The main thing the listener will notice is the ambient scratching and tinkering that fills any gap in the music. Add to this a wide range of instruments (which if I listed here, would take up most of the review) that envelop Laura's vocals which drift in and out of the foreground like the tide on a moonlit beach. Her voice is stunning and at times has a touch of Jeff Buckley to it (especially the track "Long Listing Road") and a touch of "psycho ex" to it.
"Vernal" is a highlight, maybe because its one of the only tracks with a recognisable melody and actual beat, apart from "Oberkampf" which has an odd ragtime skiffle interlude.
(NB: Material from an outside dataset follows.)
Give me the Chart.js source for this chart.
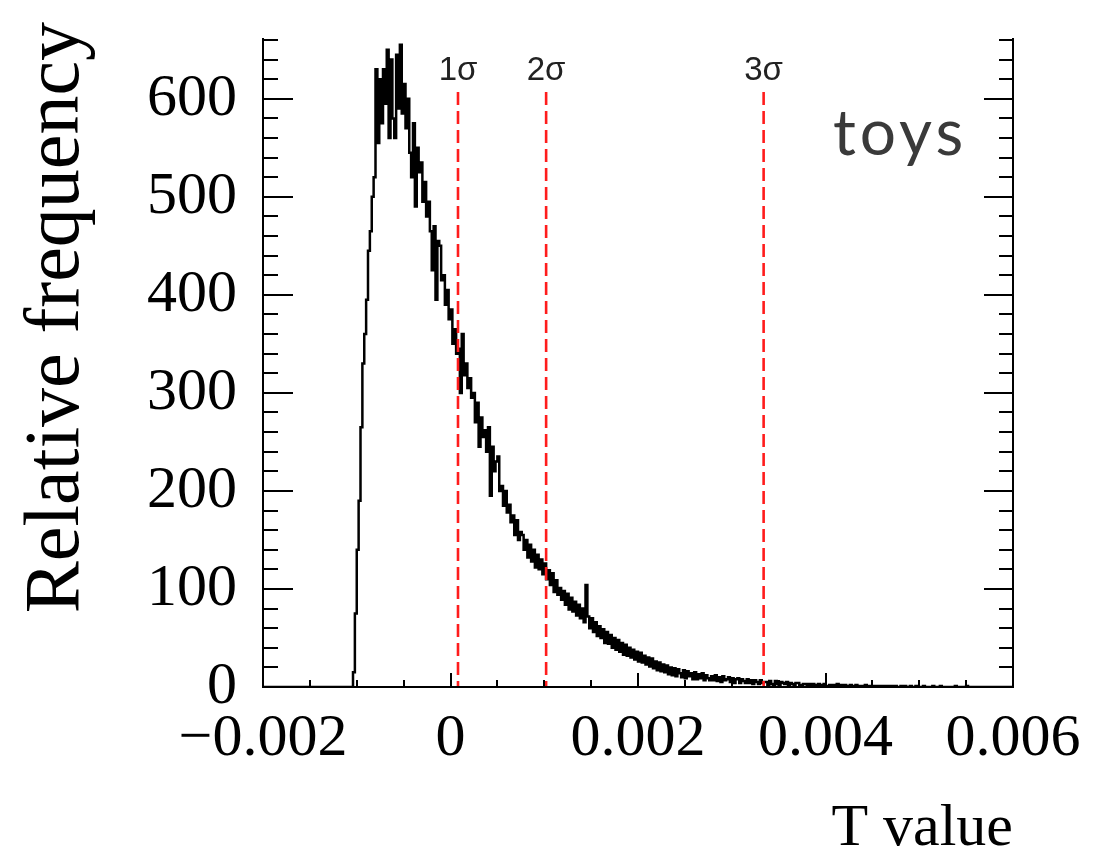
<!DOCTYPE html>
<html>
<head>
<meta charset="utf-8">
<script src="https://cdn.jsdelivr.net/npm/chart.js@4.4.0/dist/chart.umd.min.js"></script>
<style>
  html, body { margin: 0; padding: 0; background: #fff; }
  #wrap { width: 1093px; height: 850px; }
</style>
</head>
<body>
<div id="wrap"><canvas id="tplot" width="1093" height="850"></canvas></div>
<script>
// toy distribution of the T statistic, fixed-width bins starting at histLow
const histLow = -0.00104;
const binWidth = 0.00002;
const toyCounts = [
  15, 75, 140, 190, 265, 330, 360, 395, 445, 465,
  500, 520, 630, 555, 620, 575, 630, 595, 650, 560,
  640, 580, 560, 645, 590, 655, 585, 615, 570, 600,
  545, 520, 575, 490, 550, 525, 535, 495, 515, 480,
  495, 465, 425, 470, 395, 455, 450, 415, 420, 390,
  405, 375, 385, 350, 365, 340, 345, 300, 360, 318,
  330, 305, 315, 295, 300, 270, 290, 245, 275, 255,
  262, 240, 265, 195, 245, 220, 230, 235, 200, 205,
  185, 200, 178, 186, 168, 175, 155, 170, 150, 158,
  155, 140, 150, 132, 145, 128, 140, 122, 135, 120,
  130, 115, 126, 110, 119, 104, 116, 97, 109, 94,
  101, 89, 98, 84, 95, 79, 91, 77, 87, 73,
  84, 70, 80, 66, 104, 72, 60, 70, 56, 66,
  52, 62, 50, 59, 45, 56, 44, 53, 40, 50,
  38, 48, 36, 45, 33, 43, 32, 40, 30, 38,
  28, 36, 26, 35, 25, 32, 23, 30, 21, 29,
  19, 26, 17, 25, 16, 23, 15, 22, 13, 20,
  12, 19, 11, 18, 14, 10, 17, 9, 16, 11,
  14, 8, 15, 8, 13, 9, 14, 7, 12, 9,
  7, 11, 7, 12, 6, 10, 5, 11, 7, 8,
  10, 5, 9, 4, 8, 9, 4, 8, 6, 4,
  8, 4, 7, 3, 7, 5, 3, 7, 4, 5,
  5, 2, 6, 3, 2, 6, 3, 2, 5, 4,
  3, 5, 2, 4, 3, 1, 4, 4, 2, 2,
  3, 3, 1, 3, 2, 3, 1, 2, 3, 2,
  2, 3, 1, 1, 2, 2, 1, 2, 3, 1,
  2, 1, 2, 1, 1, 2, 1, 1, 2, 1,
  1, 1, 1, 2, 1, 0, 1, 1, 0, 1,
  1, 0, 1, 1, 0, 1, 0, 1, 0, 1,
  0, 0, 1, 0, 1, 0, 0, 1, 0, 0,
  1, 0, 0, 0, 1, 0, 0, 0, 0, 1,
  0, 0, 0, 1, 0, 0, 0, 0, 0, 0,
  0, 1, 0, 0, 0, 0, 0, 1, 0, 0
];

const xMin = -0.002, xMax = 0.006;
const yMin = 0, yMax = 662;
const xTickValues = [-0.002, 0, 0.002, 0.004, 0.006];
const xTickLabels = ['\u22120.002', '0', '0.002', '0.004', '0.006'];
const yTickValues = [0, 100, 200, 300, 400, 500, 600];
const yTickLabels = ['0', '100', '200', '300', '400', '500', '600'];

// quantile lines of the toy distribution
const sigmaValues = [0.00008, 0.00102, 0.00334];
const sigmaLabels = ['1\u03c3', '2\u03c3', '3\u03c3'];
const sigmaTop = 607;

const SERIF = '"Liberation Serif", "Times New Roman", serif';

// outline of the histogram: left bin edges, drawn as steps
const histPoints = [{x: xMin, y: 0}];
toyCounts.forEach((c, i) => histPoints.push({x: histLow + i * binWidth, y: c}));
histPoints.push({x: histLow + toyCounts.length * binWidth, y: 0});
histPoints.push({x: xMax, y: 0});

const sigmaSets = sigmaValues.map(v => ({
  data: [{x: v, y: sigmaTop}, {x: v, y: 0}],
  borderColor: '#ff1c1c',
  borderWidth: 2.6,
  borderDash: [13, 6],
  pointRadius: 0,
  order: 1
}));

// frame, ROOT style inner ticks, titles and text labels
const rootStyle = {
  id: 'rootStyle',
  afterDatasetsDraw(chart) {
    const ctx = chart.ctx;
    const a = chart.chartArea;
    const xs = chart.scales.x, ys = chart.scales.y;
    ctx.save();
    ctx.strokeStyle = '#000';
    ctx.lineWidth = 2;
    ctx.beginPath();
    ctx.moveTo(a.left, a.top); ctx.lineTo(a.left, a.bottom);
    ctx.lineTo(a.right, a.bottom); ctx.lineTo(a.right, a.top);
    // y ticks every 20, long ones every 100
    for (let v = 0; v <= yMax; v += 20) {
      const y = Math.round(ys.getPixelForValue(v));
      const major = v % 100 === 0;
      ctx.moveTo(a.left, y); ctx.lineTo(a.left + (major ? 30 : 15), y);
      ctx.moveTo(a.right, y); ctx.lineTo(a.right - (major ? 29 : 14), y);
    }
    // x ticks every 0.0005, long ones every 0.002
    for (let k = 0; k <= 16; k++) {
      const x = Math.round(xs.getPixelForValue(xMin + k * 0.0005));
      const len = k % 4 === 0 ? 14 : 7;
      ctx.moveTo(x, a.bottom); ctx.lineTo(x, a.bottom - len);
    }
    ctx.stroke();

    ctx.fillStyle = '#000';
    ctx.font = '60px ' + SERIF;
    ctx.textAlign = 'right';
    ctx.textBaseline = 'alphabetic';
    ctx.fillText('T value', a.right, 845);

    ctx.save();
    ctx.translate(78, 22);
    ctx.rotate(-Math.PI / 2);
    ctx.font = '78px ' + SERIF;
    ctx.textAlign = 'right';
    ctx.fillText('Relative frequency', 0, 0);
    ctx.restore();

    ctx.fillStyle = '#222';
    ctx.font = '33px "Liberation Sans", Arial, sans-serif';
    ctx.textAlign = 'center';
    sigmaValues.forEach((v, i) => {
      ctx.fillText(sigmaLabels[i], xs.getPixelForValue(v), ys.getPixelForValue(sigmaTop) - 12);
    });

    ctx.fillStyle = '#3a3a3a';
    ctx.font = '64px Lato, "Open Sans", sans-serif';
    ctx.textAlign = 'left';
    ctx.letterSpacing = '4px';
    ctx.fillText('toys', 833, 155);
    ctx.restore();
  }
};

new Chart(document.getElementById('tplot'), {
  type: 'line',
  data: {
    datasets: [
      ...sigmaSets,
      {
        data: histPoints,
        borderColor: '#000',
        borderWidth: 2.5,
        stepped: true,
        pointRadius: 0,
        order: 2
      }
    ]
  },
  options: {
    responsive: false,
    animation: false,
    devicePixelRatio: 1,
    layout: { padding: { left: 0, right: 80, top: 38, bottom: 0 } },
    plugins: { legend: { display: false }, tooltip: { enabled: false } },
    scales: {
      x: {
        type: 'linear',
        min: xMin,
        max: xMax,
        grid: { display: false },
        border: { display: false },
        afterBuildTicks: s => { s.ticks = xTickValues.map(v => ({value: v})); },
        afterFit: s => {
          s.height = 850 - 687;
          s.paddingLeft = 0; s.paddingRight = 0;
        },
        ticks: {
          color: '#000',
          padding: 8,
          maxRotation: 0,
          autoSkip: false,
          font: { family: SERIF, size: 60 },
          callback: (v, i) => xTickLabels[i]
        }
      },
      y: {
        min: yMin,
        max: yMax,
        grid: { display: false },
        border: { display: false },
        afterBuildTicks: s => { s.ticks = yTickValues.map(v => ({value: v})); },
        afterFit: s => {
          s.width = 263;
          s.paddingTop = 0; s.paddingBottom = 0;
        },
        ticks: {
          color: '#000',
          padding: 18,
          autoSkip: false,
          font: { family: SERIF, size: 60 },
          callback: (v, i) => yTickLabels[i]
        }
      }
    }
  },
  plugins: [rootStyle]
});
</script>
</body>
</html>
The final track "Fishes" builds up to a climax of clanging metal, her voice intertwined with clarinet and kept in place with a fast beat.
I imagine Mime of Wine would be very good live, stumbled upon in a basement bar after too much Absinthe, becoming completely engrossed by her tales of loss and despair.
Finishing the album the listener is left thinking "Oh, ok. Was that it?!" as the lack of cohesion in songs does let the album down in places, as each song meanders to its conclusion.
Mimes of Wine are very much a late night, music to drift off to, kind of band. You will probably have uneasy dreams, but you can always wake up... unlike Laura who sounds like she's trapped in limbo and quite enjoying it.